6. Les opportunités cachées de la crise pour le recrutement financier
La disponibilité de talents auparavant inaccessibles
Paradoxalement, la crise économique offre également des opportunités inédites pour les recruteurs attentifs. La réduction des effectifs dans certaines institutions et la prudence accrue des professionnels créent une disponibilité temporaire de profils habituellement difficiles à attirer :
- Talents issus de la restructuration des grands groupes : Des professionnels expérimentés se retrouvent sur le marché suite aux plans d'économies mis en place par les acteurs majeurs du secteur
- Experts internationaux plus ouverts à la mobilité : La contraction de certains marchés étrangers (notamment Londres post-Brexit) rend la place financière française plus attractive pour des profils de haut niveau
- Profils entrepreneuriaux en quête de sécurité : Des fondateurs de fintechs ou de structures indépendantes peuvent privilégier temporairement la stabilité d'un employeur établi
- Consultants spécialisés prêts à rejoindre des postes internes : La réduction des budgets de conseil pousse certains experts à envisager une intégration chez leurs anciens clients
Pour les entreprises disposant d'une vision à long terme et d'une relative solidité financière, cette situation constitue une opportunité rare d'attirer des talents habituellement hors de portée.
L'accélération de l'innovation RH sous contrainte
La pression économique agit également comme un catalyseur d'innovation dans les pratiques de recrutement et de gestion des talents :
- Adoption accélérée des technologies d'évaluation à distance : Généralisation des outils d'assessment digitaux permettant d'évaluer plus précisément l'adéquation des candidats
- Développement de modèles d'emploi flexibles : Émergence de formules hybrides combinant sécurité et adaptabilité (temps partagé, freelancing régulier, etc.)
- Approches plus analytiques du recrutement : Renforcement des pratiques de "people analytics" pour objectiver les décisions d'embauche et optimiser les investissements RH
- Collaboration inter-entreprises : Mise en place de plateformes de mobilité partagées entre institutions financières pour optimiser l'allocation des talents au niveau sectoriel
- Intégration des critères ESG dans les stratégies de recrutement : Valorisation des compétences liées à la finance durable et responsable, désormais considérée comme un vecteur de résilience
Ces innovations forcées par la conjoncture ont le potentiel de transformer durablement les pratiques du secteur en les rendant plus agiles et plus efficientes.
Conclusion : Transformer l'adversité en avantage stratégique
La crise économique que traverse actuellement la France transforme profondément le paysage du recrutement dans le secteur financier.
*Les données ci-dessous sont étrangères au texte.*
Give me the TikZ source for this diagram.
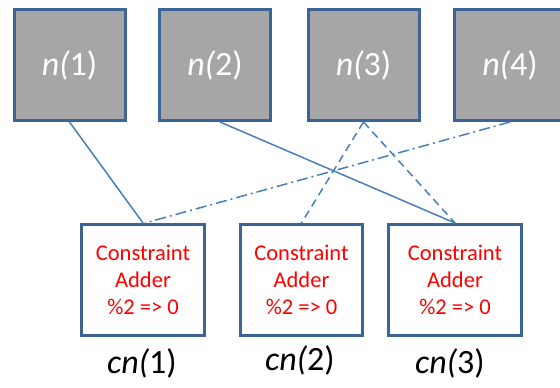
\documentclass[tikz,border=0pt]{standalone}
\usepackage{fontspec}
\setmainfont{Carlito}
\definecolor{boxgray}{HTML}{A6A6A6}
\definecolor{boxblue}{HTML}{3C6496}
\definecolor{linkblue}{HTML}{4A7EBB}
\definecolor{addred}{HTML}{FF0000}
\begin{document}
\begin{tikzpicture}[x=1pt,y=-1pt,
  topbox/.style={draw=boxblue, line width=3pt, fill=boxgray, minimum width=111pt, minimum height=111pt, inner sep=0pt, text=white, font=\fontsize{34}{36}\selectfont},
  addbox/.style={draw=boxblue, line width=3pt, fill=white, minimum height=111pt, inner sep=0pt, text=addred, align=center, font=\fontsize{22.5}{27}\selectfont},
  cnlabel/.style={font=\fontsize{34}{36}\selectfont, inner sep=0pt},
  link/.style={draw=linkblue, line width=1.5pt},
  dlink/.style={link, dash pattern=on 8pt off 5pt},
  ddlink/.style={link, dash pattern=on 11pt off 4pt on 2pt off 4pt}]
\useasboundingbox (0,0) rectangle (560,388);
\clip (0,0) rectangle (560,388);
\node[topbox] (n1) at (69.5,65) {\textit{n(}1)};
\node[topbox] (n2) at (215,65) {\textit{n(}2)};
\node[topbox] (n3) at (363.5,65) {\textit{n(}3)};
\node[topbox] (n4) at (510,65) {\textit{n(}4)};
\node[addbox, minimum width=123pt] (c1) at (143,280) {Constraint\\Adder\\\%2 => 0};
\node[addbox, minimum width=122pt] (c2) at (301.5,280) {Constraint\\Adder\\\%2 => 0};
\node[addbox, minimum width=133pt] (c3) at (455,280) {Constraint\\Adder\\\%2 => 0};
\node[cnlabel] (l1) at (142,363) {\textit{cn(}1)};
\node[cnlabel] (l2) at (300,360) {\textit{cn(}2)};
\node[cnlabel] (l3) at (450,363) {\textit{cn(}3)};
\draw[link] (n1.south) -- (c1.north);
\draw[link] ([xshift=5pt]n2.south) -- (c3.north);
\draw[dlink] (n3.south) -- (c2.north);
\draw[dlink] (n3.south) -- (c3.north);
\draw[ddlink] (n4.south) -- ([xshift=2pt]c1.north);
\end{tikzpicture}
\end{document}
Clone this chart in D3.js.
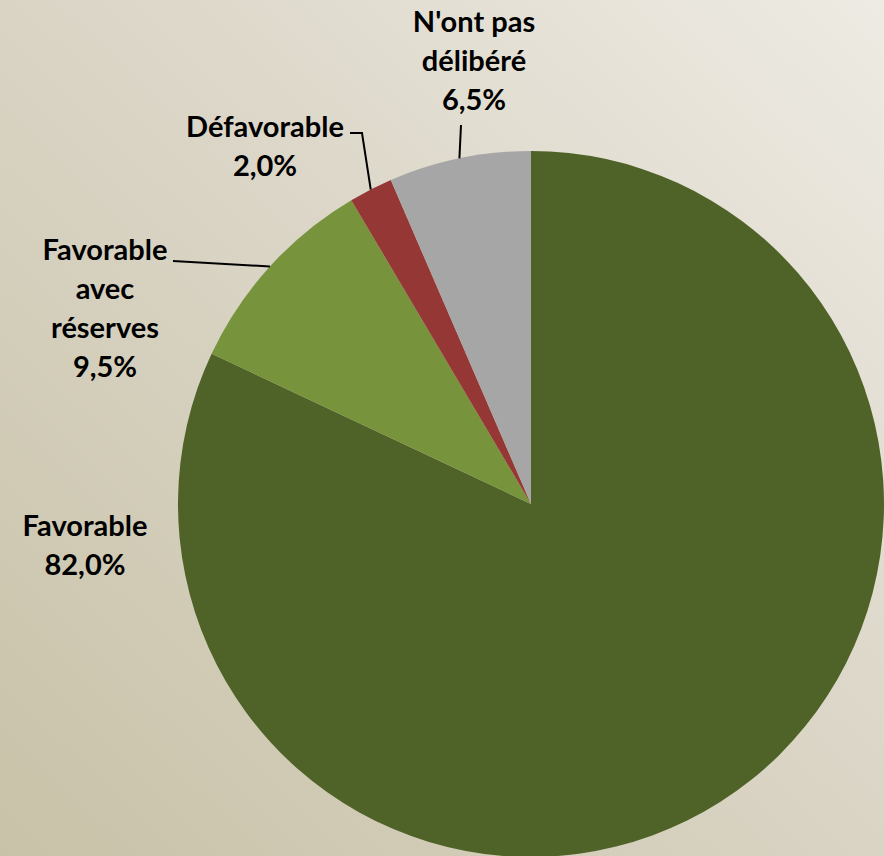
<!DOCTYPE html>
<html>
<head>
<meta charset="utf-8">
<script src="https://cdn.jsdelivr.net/npm/d3@7"></script>
<style>
  html, body { margin: 0; padding: 0; overflow: hidden; }
  svg { display: block; }
  .lbl { font-family: Lato, "Open Sans", sans-serif; font-weight: bold; font-size: 29px; fill: #000; }
</style>
</head>
<body>
<svg id="chart"></svg>
<script>
const width = 884;
const height = 856;

// data
const categories = ["Favorable", "Favorable avec réserves", "Défavorable", "N'ont pas délibéré"];
const values = [82.0, 9.5, 2.0, 6.5];
const labelLines = [
  ["Favorable", "82,0%"],
  ["Favorable", "avec", "réserves", "9,5%"],
  ["Défavorable", "2,0%"],
  ["N'ont pas", "délibéré", "6,5%"]
];
const colors = ["#4f6228", "#77933c", "#953735", "#a6a6a6"];

const cx = 531;
const cy = 504;
const radius = 353;

const svg = d3.select("#chart").attr("width", width).attr("height", height);

// background gradient
const defs = svg.append("defs");
const grad = defs
  .append("linearGradient")
  .attr("id", "bg")
  .attr("x1", "0%")
  .attr("y1", "100%")
  .attr("x2", "100%")
  .attr("y2", "0%");
grad.append("stop").attr("offset", "0%").attr("stop-color", "#c8c2a8");
grad.append("stop").attr("offset", "55%").attr("stop-color", "#dbd6c7");
grad.append("stop").attr("offset", "100%").attr("stop-color", "#eeebe4");

svg.append("rect").attr("width", width).attr("height", height).attr("fill", "url(#bg)");

const pie = d3.pie().sort(null).value((d) => d);
const arcs = pie(values);
const arc = d3.arc().innerRadius(0).outerRadius(radius);

const g = svg.append("g").attr("transform", "translate(" + cx + "," + cy + ")");

g.selectAll("path")
  .data(arcs)
  .enter()
  .append("path")
  .attr("d", arc)
  .attr("fill", (d, i) => colors[i]);

// point on the rim at the middle of a slice
function rimPoint(d) {
  const a = (d.startAngle + d.endAngle) / 2;
  return [cx + radius * Math.sin(a), cy - radius * Math.cos(a)];
}

// label placement (centre x, first baseline) and leader anchor
const labelPos = [
  { x: 85, y: 536, lead: null },
  { x: 105, y: 260, lead: [[173, 261]] },
  { x: 265, y: 137, lead: [[350, 133], [362, 133]] },
  { x: 474, y: 32, lead: [[461, 125]] }
];
const lineGap = 39;

arcs.forEach((d, i) => {
  const p = labelPos[i];
  const t = svg.append("text").attr("class", "lbl").attr("text-anchor", "middle");
  labelLines[i].forEach((line, j) => {
    t.append("tspan").attr("x", p.x).attr("y", p.y + j * lineGap).text(line);
  });
  if (p.lead) {
    const pts = p.lead.concat([rimPoint(d)]);
    svg.append("path")
      .attr("d", d3.line()(pts))
      .attr("fill", "none")
      .attr("stroke", "#000")
      .attr("stroke-width", 2);
  }
});
</script>
</body>
</html>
Ralentissement des embauches, précarisation des contrats, perturbation des cycles habituels... les défis sont nombreux et appellent une adaptation rapide des stratégies RH.
Cependant, comme dans toute période de turbulence, les opportunités existent pour les organisations capables d'adopter une vision à la fois réaliste et prospective. Les entreprises qui parviendront à maintenir une politique de recrutement stratégique – ciblée sur les compétences d'avenir, innovante dans ses approches et attentive aux talents momentanément disponibles – sortiront renforcées de cette période difficile.
Pour les professionnels du recrutement spécialisés dans le secteur financier, l'enjeu est désormais de se positionner comme de véritables partenaires stratégiques, capables d'accompagner leurs clients dans cette transformation sous contrainte. Au-delà de la simple mise en relation, c'est un conseil global sur l'acquisition et le développement des talents en environnement incertain qui devient la véritable valeur ajoutée.
Dans ce contexte exigeant mais riche d'enseignements, la collaboration entre directions financières, ressources humaines et cabinets spécialisés n'a jamais été aussi cruciale pour construire les équipes résilientes qui façonneront la finance de demain.